■ DIRECTION:
Restate the data exactly as given and keep the pictures out.

◆ ◆ ◆ ◆

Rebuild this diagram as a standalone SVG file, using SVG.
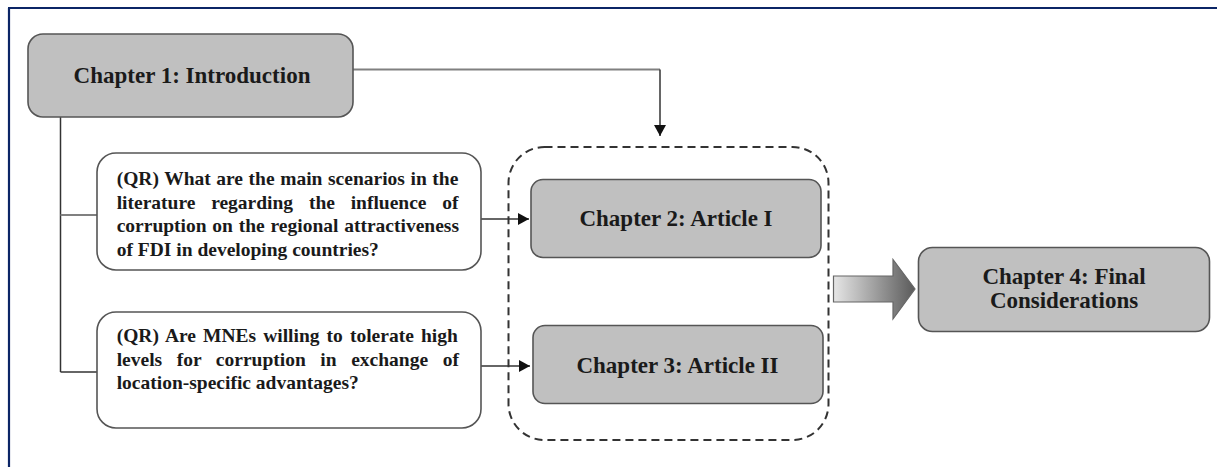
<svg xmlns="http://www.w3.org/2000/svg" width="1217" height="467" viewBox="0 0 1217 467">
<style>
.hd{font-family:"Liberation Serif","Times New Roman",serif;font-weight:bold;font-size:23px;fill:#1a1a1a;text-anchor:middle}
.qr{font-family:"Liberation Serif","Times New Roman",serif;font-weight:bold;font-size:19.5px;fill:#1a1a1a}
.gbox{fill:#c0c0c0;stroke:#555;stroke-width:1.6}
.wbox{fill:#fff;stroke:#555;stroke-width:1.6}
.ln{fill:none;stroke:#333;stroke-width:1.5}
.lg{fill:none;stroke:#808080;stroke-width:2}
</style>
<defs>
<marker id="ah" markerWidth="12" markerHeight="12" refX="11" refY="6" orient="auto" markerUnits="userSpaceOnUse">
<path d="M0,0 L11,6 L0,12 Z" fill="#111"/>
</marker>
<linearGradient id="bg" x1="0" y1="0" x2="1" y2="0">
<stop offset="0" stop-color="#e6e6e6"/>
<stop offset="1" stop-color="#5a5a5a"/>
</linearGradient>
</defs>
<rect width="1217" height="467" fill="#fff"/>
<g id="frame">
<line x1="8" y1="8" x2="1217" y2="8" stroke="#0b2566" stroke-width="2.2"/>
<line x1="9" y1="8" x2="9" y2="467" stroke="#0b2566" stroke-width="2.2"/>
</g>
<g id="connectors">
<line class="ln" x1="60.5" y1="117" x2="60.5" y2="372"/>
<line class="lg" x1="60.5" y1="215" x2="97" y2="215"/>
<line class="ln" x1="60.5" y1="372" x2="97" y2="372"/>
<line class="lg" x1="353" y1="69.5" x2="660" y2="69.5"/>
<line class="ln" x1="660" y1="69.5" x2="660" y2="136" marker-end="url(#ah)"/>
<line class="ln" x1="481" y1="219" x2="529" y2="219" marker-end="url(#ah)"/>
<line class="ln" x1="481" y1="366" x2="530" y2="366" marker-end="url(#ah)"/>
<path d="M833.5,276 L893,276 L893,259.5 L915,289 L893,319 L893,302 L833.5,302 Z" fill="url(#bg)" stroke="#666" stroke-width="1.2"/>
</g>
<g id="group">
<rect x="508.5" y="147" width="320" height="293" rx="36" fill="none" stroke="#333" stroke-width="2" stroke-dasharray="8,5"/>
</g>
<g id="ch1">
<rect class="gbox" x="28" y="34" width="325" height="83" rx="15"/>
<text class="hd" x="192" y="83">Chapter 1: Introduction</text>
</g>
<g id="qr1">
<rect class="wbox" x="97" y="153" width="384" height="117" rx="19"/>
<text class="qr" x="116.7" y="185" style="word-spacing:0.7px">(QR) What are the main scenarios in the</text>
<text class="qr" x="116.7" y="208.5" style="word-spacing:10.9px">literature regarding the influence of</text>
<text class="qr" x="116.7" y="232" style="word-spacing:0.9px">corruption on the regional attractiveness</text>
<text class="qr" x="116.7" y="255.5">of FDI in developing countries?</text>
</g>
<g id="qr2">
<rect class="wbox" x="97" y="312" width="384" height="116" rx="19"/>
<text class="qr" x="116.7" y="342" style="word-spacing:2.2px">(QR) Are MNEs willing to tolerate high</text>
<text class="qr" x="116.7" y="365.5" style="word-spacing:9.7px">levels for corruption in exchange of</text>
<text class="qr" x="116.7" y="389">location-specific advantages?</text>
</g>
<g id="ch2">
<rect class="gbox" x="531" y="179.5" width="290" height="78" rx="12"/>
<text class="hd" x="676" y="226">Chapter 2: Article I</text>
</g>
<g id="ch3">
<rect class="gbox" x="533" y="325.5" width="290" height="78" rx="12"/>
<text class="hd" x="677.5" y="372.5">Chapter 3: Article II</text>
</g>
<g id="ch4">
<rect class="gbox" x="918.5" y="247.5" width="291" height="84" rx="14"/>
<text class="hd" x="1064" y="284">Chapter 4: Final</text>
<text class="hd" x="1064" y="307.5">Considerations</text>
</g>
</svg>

◆ ◆ ◆ ◆

■ RESPONSE TO THE TASK:
Rebuild this diagram as a standalone SVG file, using SVG.
<svg xmlns="http://www.w3.org/2000/svg" width="1217" height="467" viewBox="0 0 1217 467">
<style>
.hd{font-family:"Liberation Serif","Times New Roman",serif;font-weight:bold;font-size:23px;fill:#1a1a1a;text-anchor:middle}
.qr{font-family:"Liberation Serif","Times New Roman",serif;font-weight:bold;font-size:19.5px;fill:#1a1a1a}
.gbox{fill:#c0c0c0;stroke:#555;stroke-width:1.6}
.wbox{fill:#fff;stroke:#555;stroke-width:1.6}
.ln{fill:none;stroke:#333;stroke-width:1.5}
.lg{fill:none;stroke:#808080;stroke-width:2}
</style>
<defs>
<marker id="ah" markerWidth="12" markerHeight="12" refX="11" refY="6" orient="auto" markerUnits="userSpaceOnUse">
<path d="M0,0 L11,6 L0,12 Z" fill="#111"/>
</marker>
<linearGradient id="bg" x1="0" y1="0" x2="1" y2="0">
<stop offset="0" stop-color="#e6e6e6"/>
<stop offset="1" stop-color="#5a5a5a"/>
</linearGradient>
</defs>
<rect width="1217" height="467" fill="#fff"/>
<g id="frame">
<line x1="8" y1="8" x2="1217" y2="8" stroke="#0b2566" stroke-width="2.2"/>
<line x1="9" y1="8" x2="9" y2="467" stroke="#0b2566" stroke-width="2.2"/>
</g>
<g id="connectors">
<line class="ln" x1="60.5" y1="117" x2="60.5" y2="372"/>
<line class="lg" x1="60.5" y1="215" x2="97" y2="215"/>
<line class="ln" x1="60.5" y1="372" x2="97" y2="372"/>
<line class="lg" x1="353" y1="69.5" x2="660" y2="69.5"/>
<line class="ln" x1="660" y1="69.5" x2="660" y2="136" marker-end="url(#ah)"/>
<line class="ln" x1="481" y1="219" x2="529" y2="219" marker-end="url(#ah)"/>
<line class="ln" x1="481" y1="366" x2="530" y2="366" marker-end="url(#ah)"/>
<path d="M833.5,276 L893,276 L893,259.5 L915,289 L893,319 L893,302 L833.5,302 Z" fill="url(#bg)" stroke="#666" stroke-width="1.2"/>
</g>
<g id="group">
<rect x="508.5" y="147" width="320" height="293" rx="36" fill="none" stroke="#333" stroke-width="2" stroke-dasharray="8,5"/>
</g>
<g id="ch1">
<rect class="gbox" x="28" y="34" width="325" height="83" rx="15"/>
<text class="hd" x="192" y="83">Chapter 1: Introduction</text>
</g>
<g id="qr1">
<rect class="wbox" x="97" y="153" width="384" height="117" rx="19"/>
<text class="qr" x="116.7" y="185" style="word-spacing:0.7px">(QR) What are the main scenarios in the</text>
<text class="qr" x="116.7" y="208.5" style="word-spacing:10.9px">literature regarding the influence of</text>
<text class="qr" x="116.7" y="232" style="word-spacing:0.9px">corruption on the regional attractiveness</text>
<text class="qr" x="116.7" y="255.5">of FDI in developing countries?</text>
</g>
<g id="qr2">
<rect class="wbox" x="97" y="312" width="384" height="116" rx="19"/>
<text class="qr" x="116.7" y="342" style="word-spacing:2.2px">(QR) Are MNEs willing to tolerate high</text>
<text class="qr" x="116.7" y="365.5" style="word-spacing:9.7px">levels for corruption in exchange of</text>
<text class="qr" x="116.7" y="389">location-specific advantages?</text>
</g>
<g id="ch2">
<rect class="gbox" x="531" y="179.5" width="290" height="78" rx="12"/>
<text class="hd" x="676" y="226">Chapter 2: Article I</text>
</g>
<g id="ch3">
<rect class="gbox" x="533" y="325.5" width="290" height="78" rx="12"/>
<text class="hd" x="677.5" y="372.5">Chapter 3: Article II</text>
</g>
<g id="ch4">
<rect class="gbox" x="918.5" y="247.5" width="291" height="84" rx="14"/>
<text class="hd" x="1064" y="284">Chapter 4: Final</text>
<text class="hd" x="1064" y="307.5">Considerations</text>
</g>
</svg>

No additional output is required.